**What you have to do**: Up to and including the line with "(315,464) rectangle (414,558);", write out the listing from its first line, minus the pictures.

**Available data**:
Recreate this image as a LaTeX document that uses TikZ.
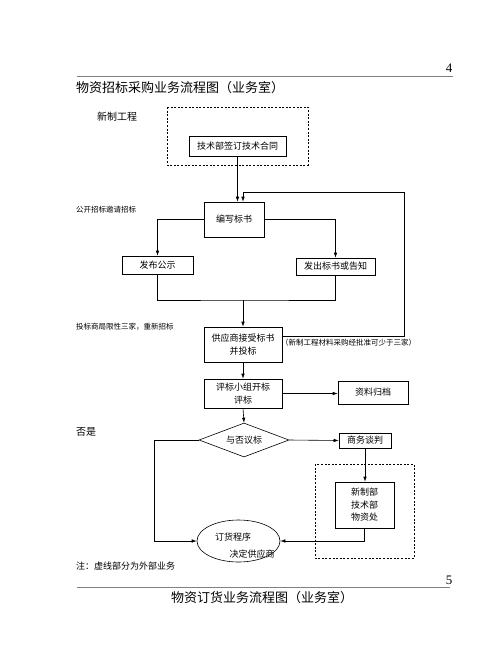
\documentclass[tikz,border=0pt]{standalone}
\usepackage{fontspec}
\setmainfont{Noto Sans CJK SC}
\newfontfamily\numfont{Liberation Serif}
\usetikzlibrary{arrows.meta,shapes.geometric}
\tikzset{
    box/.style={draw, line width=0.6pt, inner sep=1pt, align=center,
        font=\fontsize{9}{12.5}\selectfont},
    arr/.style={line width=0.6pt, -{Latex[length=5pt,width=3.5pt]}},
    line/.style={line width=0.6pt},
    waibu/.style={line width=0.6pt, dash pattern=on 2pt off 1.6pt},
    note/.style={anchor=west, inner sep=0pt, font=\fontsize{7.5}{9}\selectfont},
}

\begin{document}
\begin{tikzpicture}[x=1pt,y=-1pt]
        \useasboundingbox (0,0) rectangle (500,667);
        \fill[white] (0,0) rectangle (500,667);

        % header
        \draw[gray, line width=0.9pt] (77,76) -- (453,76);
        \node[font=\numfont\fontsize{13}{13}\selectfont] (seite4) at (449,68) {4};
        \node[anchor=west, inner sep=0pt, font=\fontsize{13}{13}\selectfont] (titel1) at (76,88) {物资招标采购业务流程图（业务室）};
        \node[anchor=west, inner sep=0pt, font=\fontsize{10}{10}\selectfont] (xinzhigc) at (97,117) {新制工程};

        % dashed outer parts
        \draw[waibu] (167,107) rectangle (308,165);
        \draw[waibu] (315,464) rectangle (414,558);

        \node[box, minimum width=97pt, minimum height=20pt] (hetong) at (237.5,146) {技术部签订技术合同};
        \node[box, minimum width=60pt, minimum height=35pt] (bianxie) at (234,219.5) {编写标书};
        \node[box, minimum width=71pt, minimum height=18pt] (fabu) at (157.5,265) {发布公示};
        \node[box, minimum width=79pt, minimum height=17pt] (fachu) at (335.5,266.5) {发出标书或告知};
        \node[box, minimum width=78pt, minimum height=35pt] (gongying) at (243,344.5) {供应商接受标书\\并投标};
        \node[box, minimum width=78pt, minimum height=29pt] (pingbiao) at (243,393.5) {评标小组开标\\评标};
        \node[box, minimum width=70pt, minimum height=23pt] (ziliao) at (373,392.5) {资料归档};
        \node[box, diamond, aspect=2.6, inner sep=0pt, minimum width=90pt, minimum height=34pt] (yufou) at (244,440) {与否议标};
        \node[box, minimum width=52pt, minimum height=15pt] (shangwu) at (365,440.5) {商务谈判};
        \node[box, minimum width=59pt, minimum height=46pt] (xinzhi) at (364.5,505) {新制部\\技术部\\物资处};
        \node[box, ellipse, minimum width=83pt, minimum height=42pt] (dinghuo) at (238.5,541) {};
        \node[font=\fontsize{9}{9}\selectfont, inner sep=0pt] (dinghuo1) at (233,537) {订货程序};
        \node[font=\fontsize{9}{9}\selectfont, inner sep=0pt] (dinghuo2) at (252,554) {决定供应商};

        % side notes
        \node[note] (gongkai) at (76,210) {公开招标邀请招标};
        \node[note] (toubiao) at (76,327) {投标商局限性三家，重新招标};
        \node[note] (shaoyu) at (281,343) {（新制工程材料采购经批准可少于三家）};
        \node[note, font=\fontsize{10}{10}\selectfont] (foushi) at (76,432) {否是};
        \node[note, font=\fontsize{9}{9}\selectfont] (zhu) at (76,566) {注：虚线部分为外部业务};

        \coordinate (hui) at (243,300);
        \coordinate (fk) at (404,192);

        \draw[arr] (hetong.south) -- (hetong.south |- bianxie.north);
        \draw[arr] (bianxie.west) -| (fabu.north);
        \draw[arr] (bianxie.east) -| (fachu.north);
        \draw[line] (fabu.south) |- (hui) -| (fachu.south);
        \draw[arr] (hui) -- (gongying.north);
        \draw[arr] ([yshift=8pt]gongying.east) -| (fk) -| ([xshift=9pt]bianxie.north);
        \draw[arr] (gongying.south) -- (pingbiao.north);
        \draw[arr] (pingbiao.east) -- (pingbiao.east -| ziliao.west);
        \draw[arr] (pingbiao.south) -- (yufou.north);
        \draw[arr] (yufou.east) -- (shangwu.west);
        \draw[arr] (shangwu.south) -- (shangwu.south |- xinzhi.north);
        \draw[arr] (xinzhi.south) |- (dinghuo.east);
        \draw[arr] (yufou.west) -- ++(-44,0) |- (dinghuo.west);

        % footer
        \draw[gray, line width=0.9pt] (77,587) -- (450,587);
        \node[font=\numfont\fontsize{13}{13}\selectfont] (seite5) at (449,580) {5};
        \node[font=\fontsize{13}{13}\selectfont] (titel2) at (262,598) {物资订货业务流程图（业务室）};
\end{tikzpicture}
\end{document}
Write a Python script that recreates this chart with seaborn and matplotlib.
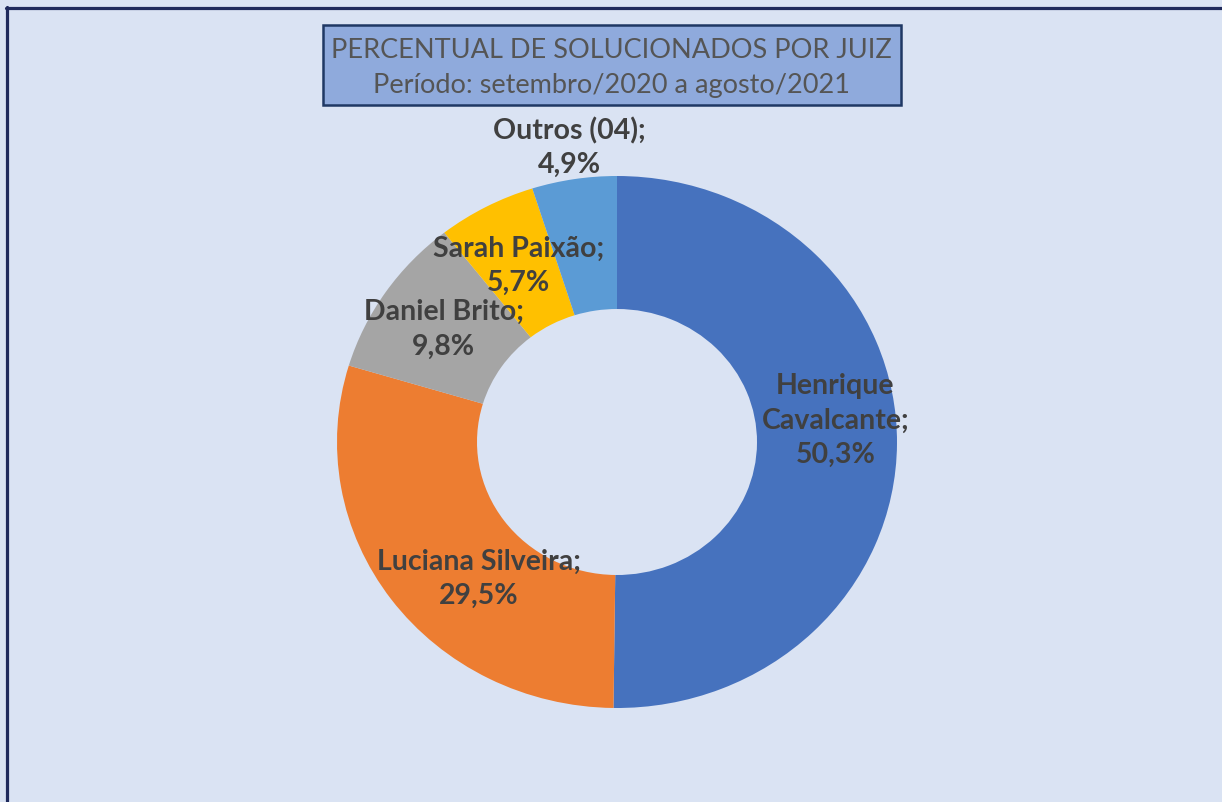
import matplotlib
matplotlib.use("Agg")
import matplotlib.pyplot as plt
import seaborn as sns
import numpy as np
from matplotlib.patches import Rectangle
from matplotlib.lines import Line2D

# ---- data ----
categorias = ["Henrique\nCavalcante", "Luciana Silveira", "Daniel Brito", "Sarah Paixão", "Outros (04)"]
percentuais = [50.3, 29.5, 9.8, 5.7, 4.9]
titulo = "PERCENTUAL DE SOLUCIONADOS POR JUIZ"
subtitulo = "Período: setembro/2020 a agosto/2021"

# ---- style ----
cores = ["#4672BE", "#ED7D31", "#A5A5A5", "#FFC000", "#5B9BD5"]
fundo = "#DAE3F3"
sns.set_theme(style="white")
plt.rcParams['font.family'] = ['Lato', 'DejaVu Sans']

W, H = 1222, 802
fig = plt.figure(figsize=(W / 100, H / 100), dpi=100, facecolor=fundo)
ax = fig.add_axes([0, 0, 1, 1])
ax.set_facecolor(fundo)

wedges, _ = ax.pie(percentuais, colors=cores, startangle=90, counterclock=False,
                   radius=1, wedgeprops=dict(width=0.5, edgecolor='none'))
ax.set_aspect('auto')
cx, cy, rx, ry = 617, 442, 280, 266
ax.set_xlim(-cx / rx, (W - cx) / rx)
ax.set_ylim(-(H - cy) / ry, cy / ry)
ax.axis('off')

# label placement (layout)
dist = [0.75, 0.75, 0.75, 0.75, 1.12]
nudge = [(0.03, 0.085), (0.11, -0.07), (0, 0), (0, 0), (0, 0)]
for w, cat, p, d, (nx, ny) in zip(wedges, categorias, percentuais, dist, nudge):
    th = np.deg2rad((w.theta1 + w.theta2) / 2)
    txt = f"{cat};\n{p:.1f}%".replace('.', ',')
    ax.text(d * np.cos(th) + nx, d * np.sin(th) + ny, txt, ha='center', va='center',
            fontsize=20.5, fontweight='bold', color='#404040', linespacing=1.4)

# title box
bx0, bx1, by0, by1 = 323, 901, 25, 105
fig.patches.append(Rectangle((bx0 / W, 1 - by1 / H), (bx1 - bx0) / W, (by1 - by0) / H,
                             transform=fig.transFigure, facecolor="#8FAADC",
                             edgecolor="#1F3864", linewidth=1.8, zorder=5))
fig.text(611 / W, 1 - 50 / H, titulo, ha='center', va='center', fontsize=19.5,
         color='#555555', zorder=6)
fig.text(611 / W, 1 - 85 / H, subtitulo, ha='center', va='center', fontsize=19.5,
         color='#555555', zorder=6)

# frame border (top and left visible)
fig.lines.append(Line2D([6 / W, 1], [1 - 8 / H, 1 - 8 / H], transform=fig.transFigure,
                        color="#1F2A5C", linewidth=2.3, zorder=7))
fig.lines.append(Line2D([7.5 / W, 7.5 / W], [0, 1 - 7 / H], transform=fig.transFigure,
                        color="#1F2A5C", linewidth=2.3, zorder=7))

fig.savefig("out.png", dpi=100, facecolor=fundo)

**Task solution**:
Recreate this image as a LaTeX document that uses TikZ.
\documentclass[tikz,border=0pt]{standalone}
\usepackage{fontspec}
\setmainfont{Noto Sans CJK SC}
\newfontfamily\numfont{Liberation Serif}
\usetikzlibrary{arrows.meta,shapes.geometric}
\tikzset{
    box/.style={draw, line width=0.6pt, inner sep=1pt, align=center,
        font=\fontsize{9}{12.5}\selectfont},
    arr/.style={line width=0.6pt, -{Latex[length=5pt,width=3.5pt]}},
    line/.style={line width=0.6pt},
    waibu/.style={line width=0.6pt, dash pattern=on 2pt off 1.6pt},
    note/.style={anchor=west, inner sep=0pt, font=\fontsize{7.5}{9}\selectfont},
}

\begin{document}
\begin{tikzpicture}[x=1pt,y=-1pt]
        \useasboundingbox (0,0) rectangle (500,667);
        \fill[white] (0,0) rectangle (500,667);

        % header
        \draw[gray, line width=0.9pt] (77,76) -- (453,76);
        \node[font=\numfont\fontsize{13}{13}\selectfont] (seite4) at (449,68) {4};
        \node[anchor=west, inner sep=0pt, font=\fontsize{13}{13}\selectfont] (titel1) at (76,88) {物资招标采购业务流程图（业务室）};
        \node[anchor=west, inner sep=0pt, font=\fontsize{10}{10}\selectfont] (xinzhigc) at (97,117) {新制工程};

        % dashed outer parts
        \draw[waibu] (167,107) rectangle (308,165);
        \draw[waibu] (315,464) rectangle (414,558);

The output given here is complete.